Aos 17 anos, ao sair da Febem, Roberto teve muitas dificuldades para enfrentar sozinho a vida em liberdade. Arrumou um emprego de office-boy, foi morar numa pensão, largou a escola na 5ª série e, pouco tempo depois, estava começando a praticar pequenos furtos. Fez o caminho inverso ao dos internos da Febem: só começou a delinquir depois de ter saído de lá. E foi novamente morar nas ruas até ser preso e condenado a 36 anos de prisão por crimes diversos.

Na cadeia, começou a estudar Direito por conta própria e tornou-se um autodidata para advogar em causa própria. Teve bons resultados: conseguiu reduzir a pena a um quinto da condenação. Em liberdade, em 1984, ajudou a organizar os que ficaram presos para defender seus direitos. Mas, diante da oposição do Poder Judiciário, resolveu tentar a vida em outra praia.

Durante 12 anos, foi missionário da Igreja da Unificação do reverendo Moon, onde estudou Teologia num curso livre. Só aos 33 anos resolveu voltar à escola regular e não parou mais. Fez o supletivo de primeiro e segundo graus, formou-se em Pedagogia pela Universidade Federal do Mato Grosso e tornou-se mestre pela USP, em 1996, com uma tese que virou livro (Os Filhos do Governo, Editora Ática, 1997).

Agora doutor, Roberto da Silva é responsável pela área de Metodologia Científica da Universidade Santana e, na semana passada, contratado pela prefeitura, começou a dar palestras para professores sobre a relação entre a escola e o Estatuto da Criança e do Adolescente em toda a rede municipal de ensino.

O professor lembra que a Febem é uma herança do regime militar (a Funabem, que originou os orgãos estaduais, é de dezembro de 1964). Hoje, a instituição só cuida de infratores -já teve 16 mil internos, quando abrigava também menores carentes e abandonados-, mas mantém, segundo ele, "a mesma estrutura gigantesca e centralizada", com a média de um funcionário por adolescente.

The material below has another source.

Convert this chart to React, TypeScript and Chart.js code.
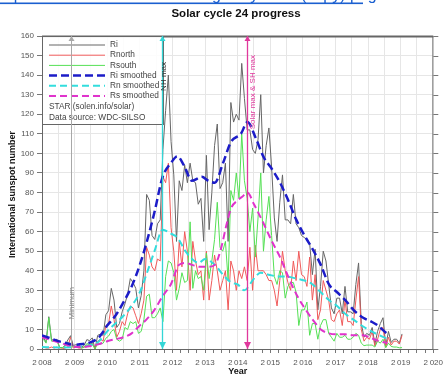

Para mantê-la, contou no ano passado com um orçamento de R$ 172 milhões, a um custo de R$ 1.300 mensais por interno.

Mesmo assim, ele afirma que "a Febem não precisa acabar, apenas mudar". Roberto defende a municipalização da política de atendimento, ficando a Febem apenas como gestora dos recursos e não executora das medidas sócio-educativas. "Não é por falta de dinheiro, de recursos humanos ou de espaço que a Febem tem tantos problemas. É preciso mudar o modelo criado na época do regime militar."

As parcerias com a iniciativa privada podem ser um bom começo para essa mudança, à medida que a sociedade assumir a sua parcela de responsabilidade, em vez de ficar se mobilizando apenas para impedir a construção de novas unidades da Febem em seus municípios.